For 24-year-old Dylan*, it was leaving Vancouver to accept a new job in Toronto at a major sports network that resulted in a period of uncharacteristic shyness. “I literally didn’t know a single person,” he says. “It got to the point where I would come home on Friday and not leave the apartment until I had to go to work on Monday.” For the first time since he was a child, Dylan found himself struggling to turn strangers into friends — a process he likens to the white-knuckle world of dating.
“I remember looking at my phone and thinking ‘If I give him a call and suggest that we go to a baseball game…,’” recalls Dylan. “It was horribly embarrassing.” Formerly confident and outgoing, Dylan began to wonder, ‘Why would anybody want to be my friend?’” The angst of asking another guy out — even platonically — stands out as a marker of how timid he had become.
Now, nearly a year into his new life in Toronto, Dylan is slowly starting to feel more at home. He believes that a lack of social exercise exacerbated his sudden shyness, and he’s now committed to staying socially strong. Even professional socialites have had to overcome bouts of shyness. Co-founders of The Society — a culture club for the under-40 set in New York and Toronto — Amanda Blakley and Ashleigh Dempster are living proof of the virtues of regular social exercise: Both used to be shy girls. Blakley was “painfully shy” as a child, and Dempster says that she was “naturally shy.”
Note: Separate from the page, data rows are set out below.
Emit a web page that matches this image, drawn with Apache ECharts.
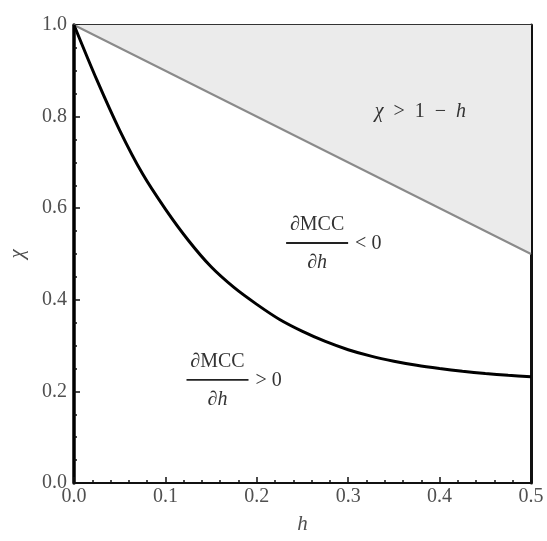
<!DOCTYPE html>
<html>
<head>
<meta charset="utf-8">
<script src="https://cdn.jsdelivr.net/npm/echarts@6/dist/echarts.min.js"></script>
<style>
  html, body { margin: 0; padding: 0; background: #fff; }
  #chart { width: 547px; height: 541px; }
</style>
</head>
<body>
<div id="chart"></div>
<script>
// Threshold curve chi(h) separating the sign of dMCC/dh
const hValues   = [0, 0.025, 0.05, 0.075, 0.10, 0.125, 0.15, 0.175, 0.20, 0.225, 0.25,
                   0.275, 0.30, 0.325, 0.35, 0.375, 0.40, 0.425, 0.45, 0.475, 0.50];
const chiValues = [1.0, 0.88, 0.77, 0.675, 0.598, 0.53, 0.472, 0.427, 0.39, 0.357, 0.331,
                   0.309, 0.291, 0.277, 0.266, 0.257, 0.250, 0.244, 0.239, 0.235, 0.232];

// Feasibility boundary chi = 1 - h (region above it is shaded)
const boundaryH   = [0, 0.5];
const boundaryChi = [1, 0.5];

// Axis ranges and tick steps
const xRange = [0, 0.5];
const yRange = [0, 1];
const xStep = 0.1;
const yStep = 0.2;

// Region annotations, anchored in data coordinates
const regionLabels = {
  infeasible: [0.379, 0.81],
  negative:   [0.266, 0.524],
  positive:   [0.157, 0.225]
};

const FONT = '"Liberation Serif", "DejaVu Serif", serif';
const TEXT = '#333';
const SIZE = 20;

const chart = echarts.init(document.getElementById('chart'), null, { renderer: 'canvas' });

const zip = (a, b) => a.map((v, i) => [v, b[i]]);

const tickLabel = {
  color: '#505050',
  fontFamily: FONT,
  fontSize: 20
};

chart.setOption({
  animation: false,
  backgroundColor: '#fff',
  grid: { left: 74, right: 16, top: 25, bottom: 58, containLabel: false, outerBoundsMode: 'none' },
  xAxis: [
    {
      type: 'value', min: xRange[0], max: xRange[1], interval: xStep,
      name: 'h', nameLocation: 'middle', nameGap: 31,
      nameTextStyle: { color: '#505050', fontFamily: FONT, fontSize: 21, fontStyle: 'italic' },
      axisLine: { show: true, onZero: false, lineStyle: { color: '#111', width: 2 } },
      axisTick: { show: true, inside: true, length: 6, lineStyle: { color: '#111', width: 1.5 } },
      minorTick: { show: true, splitNumber: 5, length: 3, lineStyle: { color: '#111', width: 1.5 } },
      splitLine: { show: false },
      axisLabel: Object.assign({ margin: 4, formatter: v => v.toFixed(1) }, tickLabel)
    },
    {
      type: 'value', position: 'top', min: xRange[0], max: xRange[1],
      axisLine: { show: true, onZero: false, lineStyle: { color: '#333', width: 2 } },
      axisTick: { show: false }, axisLabel: { show: false }, splitLine: { show: false }
    }
  ],
  yAxis: [
    {
      type: 'value', min: yRange[0], max: yRange[1], interval: yStep,
      name: 'χ', nameLocation: 'middle', nameGap: 46, nameRotate: 90,
      nameTextStyle: { color: '#505050', fontFamily: FONT, fontSize: 21, fontStyle: 'italic' },
      axisLine: { show: true, onZero: false, lineStyle: { color: '#000', width: 3.5 } },
      axisTick: { show: true, inside: true, length: 6, lineStyle: { color: '#111', width: 1.5 } },
      minorTick: { show: true, splitNumber: 4, length: 3, lineStyle: { color: '#111', width: 1.5 } },
      splitLine: { show: false },
      axisLabel: Object.assign({ margin: 7, formatter: v => v.toFixed(1) }, tickLabel)
    },
    {
      type: 'value', position: 'right', min: yRange[0], max: yRange[1],
      axisLine: { show: true, onZero: false, lineStyle: { color: '#111', width: 3 } },
      axisTick: { show: false }, axisLabel: { show: false }, splitLine: { show: false }
    }
  ],
  series: [
    {
      name: 'boundary',
      type: 'line',
      data: zip(boundaryH, boundaryChi),
      symbol: 'none',
      lineStyle: { color: '#8a8a8a', width: 2 },
      areaStyle: { color: '#ebebeb', opacity: 1, origin: 'end' },
      z: 2
    },
    {
      name: 'threshold',
      type: 'line',
      data: zip(hValues, chiValues),
      symbol: 'none',
      smooth: 0.3,
      lineStyle: { color: '#000', width: 3 },
      z: 3
    }
  ]
});

// Annotations: text and fraction glyphs positioned from data coordinates
const italic = { i: { fontStyle: 'italic', fontFamily: FONT, fontSize: SIZE, fill: TEXT } };

function fraction(center, relation) {
  const [cx, cy] = chart.convertToPixel({ xAxisIndex: 0, yAxisIndex: 0 }, center);
  const half = 31;
  return [
    {
      type: 'text', z: 10,
      style: { text: '∂MCC', x: cx, y: cy - 18, textAlign: 'center', textVerticalAlign: 'middle',
               font: SIZE + 'px ' + FONT, fill: TEXT }
    },
    {
      type: 'line', z: 10,
      shape: { x1: cx - half, y1: cy, x2: cx + half, y2: cy },
      style: { stroke: '#222', lineWidth: 1.8 }
    },
    {
      type: 'text', z: 10,
      style: { text: '∂{i|h}', x: cx, y: cy + 20, textAlign: 'center', textVerticalAlign: 'middle',
               font: SIZE + 'px ' + FONT, fill: TEXT, rich: italic }
    },
    {
      type: 'text', z: 10,
      style: { text: relation + ' 0', x: cx + half + 7, y: cy + 1,
               textAlign: 'left', textVerticalAlign: 'middle',
               font: SIZE + 'px ' + FONT, fill: TEXT }
    }
  ];
}

function placeAnnotations() {
  const [ix, iy] = chart.convertToPixel({ xAxisIndex: 0, yAxisIndex: 0 }, regionLabels.infeasible);
  const elements = [
    {
      type: 'text', z: 10,
      style: {
        text: '{i|χ}  >  1  −  {i|h}', x: ix, y: iy, textAlign: 'center', textVerticalAlign: 'middle',
        font: SIZE + 'px ' + FONT, fill: TEXT, rich: italic
      }
    }
  ].concat(fraction(regionLabels.negative, '<'), fraction(regionLabels.positive, '>'));
  chart.setOption({ graphic: elements });
}

placeAnnotations();
</script>
</body>
</html>
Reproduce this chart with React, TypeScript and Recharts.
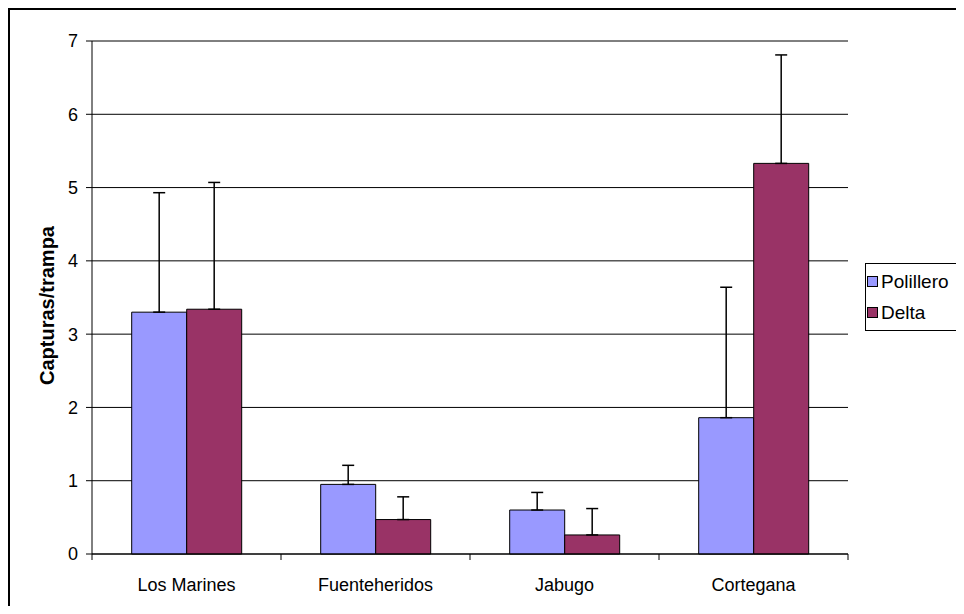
import { BarChart, Bar, XAxis, YAxis, CartesianGrid, Legend, ErrorBar } from 'recharts';

const categories = ['Los Marines', 'Fuenteheridos', 'Jabugo', 'Cortegana'];
const polillero = [3.3, 0.95, 0.6, 1.86];
const delta = [3.34, 0.47, 0.26, 5.33];
// upper error only (standard error bars drawn above the bars)
const polilleroErr = [1.63, 0.26, 0.24, 1.78];
const deltaErr = [1.73, 0.31, 0.36, 1.48];
const yTicks = [0, 1, 2, 3, 4, 5, 6, 7];

const SERIES = [
  { key: 'polillero', name: 'Polillero', color: '#9999FF' },
  { key: 'delta', name: 'Delta', color: '#993366' },
];

const FONT = '"Liberation Sans", Arial, sans-serif';

const data = categories.map((name, i) => ({
  name,
  polillero: polillero[i],
  delta: delta[i],
  polilleroErr: [0, polilleroErr[i]],
  deltaErr: [0, deltaErr[i]],
}));

// excel style: tick marks sit between categories, label in the middle
const CategoryTick = ({ x, y, payload, index, visibleTicksCount }: any) => {
  const half = typeof payload.offset === 'number' ? payload.offset : 0;
  return (
    <g>
      {half > 0 && <line x1={x - half} x2={x - half} y1={y} y2={y + 6} stroke="#000" />}
      {half > 0 && index === visibleTicksCount - 1 && (
        <line x1={x + half} x2={x + half} y1={y} y2={y + 6} stroke="#000" />
      )}
      <text
        x={x}
        y={y + 37}
        textAnchor="middle"
        style={{ fontFamily: FONT, fontSize: 18, fill: '#000' }}
      >
        {payload.value}
      </text>
    </g>
  );
};

const YLabel = ({ viewBox }: any) => {
  const cx = viewBox.x + 37;
  const cy = viewBox.y + viewBox.height / 2 + 8;
  return (
    <text
      x={cx}
      y={cy}
      transform={`rotate(-90, ${cx}, ${cy})`}
      textAnchor="middle"
      dominantBaseline="central"
      style={{ fontFamily: FONT, fontSize: 20, fontWeight: 'bold', fill: '#000' }}
    >
      Capturas/trampa
    </text>
  );
};

const LegendBox = () => (
  <div
    style={{
      border: '1px solid #000',
      borderRight: 'none',
      background: '#fff',
      width: 120,
      padding: '2px 0 2px 1px',
      fontFamily: FONT,
      fontSize: 19,
      color: '#000',
    }}
  >
    {SERIES.map((s) => (
      <div key={s.key} style={{ display: 'flex', alignItems: 'center', height: 31 }}>
        <span
          style={{
            display: 'inline-block',
            width: 9,
            height: 9,
            border: '1px solid #000',
            background: s.color,
            marginRight: 3,
          }}
        />
        <span>{s.name}</span>
      </div>
    ))}
  </div>
);

export default function App() {
  return (
    <div
      style={{
        width: 956,
        height: 598,
        borderTop: '2px solid #000',
        borderLeft: '2px solid #000',
        boxSizing: 'border-box',
        overflow: 'hidden',
        background: '#fff',
      }}
    >
      <BarChart
        width={954}
        height={596}
        data={data}
        margin={{ top: 31, right: 116, bottom: 0, left: 0 }}
        barCategoryGap="21%"
        barGap={0}
      >
        <CartesianGrid vertical={false} stroke="#000" />
        <XAxis
          dataKey="name"
          height={52}
          tickSize={0}
          tickMargin={0}
          tickLine={false}
          axisLine={{ stroke: '#000' }}
          tick={<CategoryTick />}
          interval={0}
        />
        <YAxis
          domain={[0, 7]}
          ticks={yTicks}
          width={82}
          tickSize={6}
          tickMargin={8}
          axisLine={{ stroke: '#000' }}
          tickLine={{ stroke: '#000' }}
          tick={{ fill: '#000', fontSize: 18, fontFamily: FONT }}
          label={<YLabel />}
        />
        <YAxis
          yAxisId="r"
          orientation="right"
          domain={[0, 7]}
          width={0}
          tick={false}
          tickLine={false}
          axisLine={{ stroke: '#000' }}
        />
        <Legend
          layout="vertical"
          align="center"
          verticalAlign="middle"
          content={<LegendBox />}
          wrapperStyle={{ left: 855, top: 253, width: 120 }}
        />
        {SERIES.map((s) => (
          <Bar
            key={s.key}
            dataKey={s.key}
            name={s.name}
            fill={s.color}
            stroke="#000"
            strokeWidth={1}
            isAnimationActive={false}
          >
            <ErrorBar
              dataKey={`${s.key}Err`}
              width={6}
              stroke="#000"
              strokeWidth={1.5}
              direction="y"
              isAnimationActive={false}
            />
          </Bar>
        ))}
      </BarChart>
    </div>
  );
}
“The more I put myself out there, the easier it was to overcome,” says Dempster. “When we first started The Society, I would magnify every uncomfortable situation and awkward conversation. Now I don’t sweat the small stuff because it’s only me analyzing the dorky things I might have said. The truth is, most people are so consumed with their own insecurities and social anxiety that they aren’t noticing dorky things that come out of your mouth.”
*Name has been changed.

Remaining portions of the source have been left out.